After fifty-five - and especially after retirement - many people go through a quiet crisis when the production stops and nothing immediately replaces it. But the ones who come through the other side discover something remarkable. Their value was never in what they produced. It was in how they showed up. In the conversations they had. In the way they listened. In the mornings they spent doing nothing useful and everything necessary.
This isn’t laziness or decline. It’s the discovery that your worth was intrinsic the entire time, and the forty years you spent proving it through output were solving a problem that never existed.
9. They stop carrying other people’s opinions of who they should have become
This is the heaviest one, and it’s the last to go.
Everyone walks through early adulthood carrying a composite sketch of who they were supposed to be. The career their parents imagined. The marriage their community expected. The achievements their school promised. The body their generation told them to maintain. The personality their first boss rewarded.
By fifty-five, many people have lived long enough to see the gap between who they became and who they were “supposed” to be. And for a while, that gap feels like failure.
But then - quietly, without ceremony - they stop holding the sketch. They look at the person they actually are. The one who chose differently. The one who changed course. The one who didn’t become the thing on the brochure. And they realize that person is more interesting, more earned, more real than any version anyone else imagined for them.
Developmental psychologist Erik Erikson described this stage as “ego integrity” - the ability to look at your life as it actually was and accept it as yours. Not perfect. Not what was planned. But yours. And that possession, that claiming, is the opposite of giving up. It is the first moment of truly showing up.
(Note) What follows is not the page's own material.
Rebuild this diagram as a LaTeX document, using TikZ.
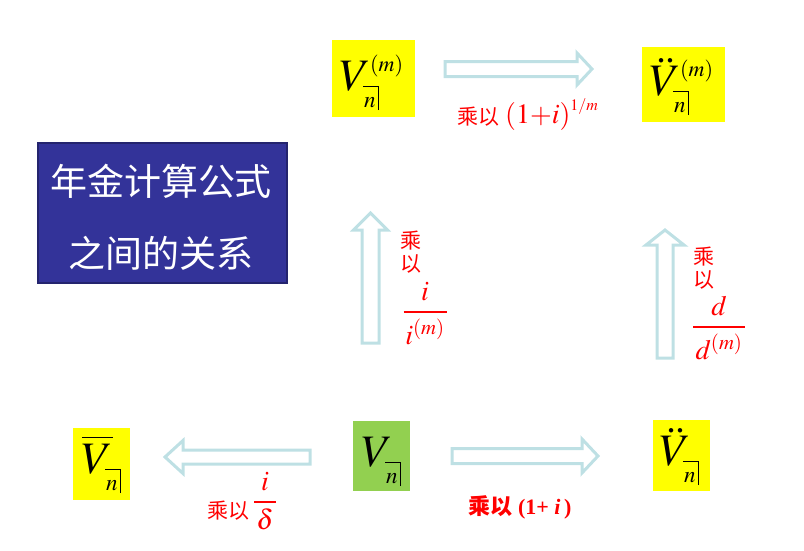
\documentclass[tikz,border=0pt]{standalone}
\usepackage{amsmath}
\usepackage{mathptmx}
\usepackage{fontspec}
\setmainfont{Liberation Serif}
\newfontfamily\cjk{Noto Sans CJK SC}
\definecolor{ylw}{RGB}{255,255,0}
\definecolor{grn}{RGB}{146,208,80}
\definecolor{arrc}{RGB}{190,224,228}
\definecolor{ttlfill}{RGB}{51,51,153}
\definecolor{ttldraw}{RGB}{36,36,110}
\definecolor{lred}{RGB}{255,0,0}
\newcommand\angn{\hbox{\vbox{\hrule height .9pt\kern 10pt\hbox{\kern1pt\fontsize{23}{23}\selectfont$n$\kern2.5pt}}\vrule width .9pt depth 3pt}}
\newcommand\symV[2]{\fontsize{45}{45}\selectfont$#1$\kern-8pt\rlap{\raisebox{-17pt}{\angn}}\kern7pt\raisebox{19pt}{\fontsize{22}{22}\selectfont$#2$}}
\newcommand\fr[3]{\fontsize{28}{28}\selectfont$\genfrac{}{}{2pt}{0}{#1}{\hbox to #3{\hss$#2$\hss}}$}
\newcommand\harr[6]{\draw[blk] (#1,#4-#5) -- (#2,#4-#5) -- (#2,#4-#6) -- (#3,#4) -- (#2,#4+#6) -- (#2,#4+#5) -- (#1,#4+#5) -- cycle;}
\newcommand\varr[6]{\draw[blk] (#4-#5,#1) -- (#4-#5,#2) -- (#4-#6,#2) -- (#4,#3) -- (#4+#6,#2) -- (#4+#5,#2) -- (#4+#5,#1) -- cycle;}
\tikzset{
  blk/.style={draw=arrc, line width=3pt, fill=white},
  sbox/.style={fill=ylw, inner sep=0},
  symb/.style={inner sep=0, anchor=base west},
  lab/.style={text=lred, inner sep=0},
  cjklab/.style={lab, font=\cjk\fontsize{21}{23}\selectfont, align=center},
  ttl/.style={text=white, inner sep=0, font=\cjk\fontsize{37}{37}\selectfont}
}
\begin{document}
\begin{tikzpicture}[x=1pt,y=-1pt]
\useasboundingbox (0,0) rectangle (804,550);
% title box
\node[draw=ttldraw, line width=2pt, fill=ttlfill, minimum width=249pt, minimum height=140pt, inner sep=0] (title) at (162.5,213) {};
\node[ttl] (t1) at (161,181) {年金计算公式};
\node[ttl] (t2) at (161,253) {之间的关系};
% symbol boxes
\node[sbox, minimum width=83pt, minimum height=77pt] (b1) at (373.5,78.5) {};
\node[sbox, minimum width=83pt, minimum height=75pt] (b2) at (683.5,84.5) {};
\node[sbox, minimum width=57pt, minimum height=72pt] (b3) at (101.5,464) {};
\node[sbox, fill=grn, minimum width=57pt, minimum height=70pt] (b4) at (381.5,456) {};
\node[sbox, minimum width=57pt, minimum height=71pt] (b5) at (681.5,455.5) {};
\node[symb] (s1) at (340,90) {\symV{V}{(m)}};
\node[symb] (s2) at (650,95) {\symV{\ddot{V}}{(m)}};
\node[symb] (s3) at (82,473) {\symV{\overline{V}}{}};
\node[symb] (s4) at (362,466) {\symV{V}{}};
\node[symb] (s5) at (660,465) {\symV{\ddot{V}}{}};
% arrows
\harr{445}{577}{592}{69}{7.5}{16}
\harr{452}{582}{598}{456}{7.5}{17}
\harr{310}{183}{165}{457}{7}{16.5}
\varr{343}{230}{213}{370.5}{8.5}{17}
\varr{358}{245}{230}{665}{8}{19}
% labels
\node[cjklab] (l1) at (478,117) {乘以};
\node[lab, anchor=base west] (l1m) at (505,123) {\fontsize{28}{28}\selectfont$(1{+}i)$\raisebox{13pt}{\fontsize{16}{16}\selectfont$1/m$}};
\node[cjklab] (l2) at (411,252) {乘\\以};
\node[lab, anchor=base] (l2f) at (425,319) {\fr{i}{i^{(m)}}{43pt}};
\node[cjklab] (l3) at (704,268) {乘\\以};
\node[lab, anchor=base] (l3f) at (719,334) {\fr{d}{d^{(m)}}{52pt}};
\node[cjklab] (l4) at (228,511) {乘以};
\node[lab, anchor=base] (l4f) at (265,509) {\fr{i}{\delta}{22pt}};
\node[lab, font=\fontsize{22}{22}\selectfont\bfseries] (l5) at (520,507) {{\cjk 乘以} (1+ {\itshape i}\,)};
\end{tikzpicture}
\end{document}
I think about my father and that briefcase sometimes. About how he carried it every day like it was part of his skeleton. And how setting it on the curb that morning didn’t look dramatic from the outside - it looked like a man throwing out an old bag.
But I know what it was. It was thirty-one years of carrying something that told him who he was supposed to be, and one quiet morning of finally saying, I already know who I am.
If you’re past fifty-five and you’ve been quietly letting things go - approval, grudges, performances, the need to produce, the opinions of people who never really saw you - I want you to know something.
You didn’t give up.
You just finally stopped carrying things that were never yours to begin with. And the lightness you feel isn’t emptiness. It’s the first honest weight you’ve had in years - the weight of just being yourself, with nothing extra.
That’s not loss. That’s what clarity has always felt like.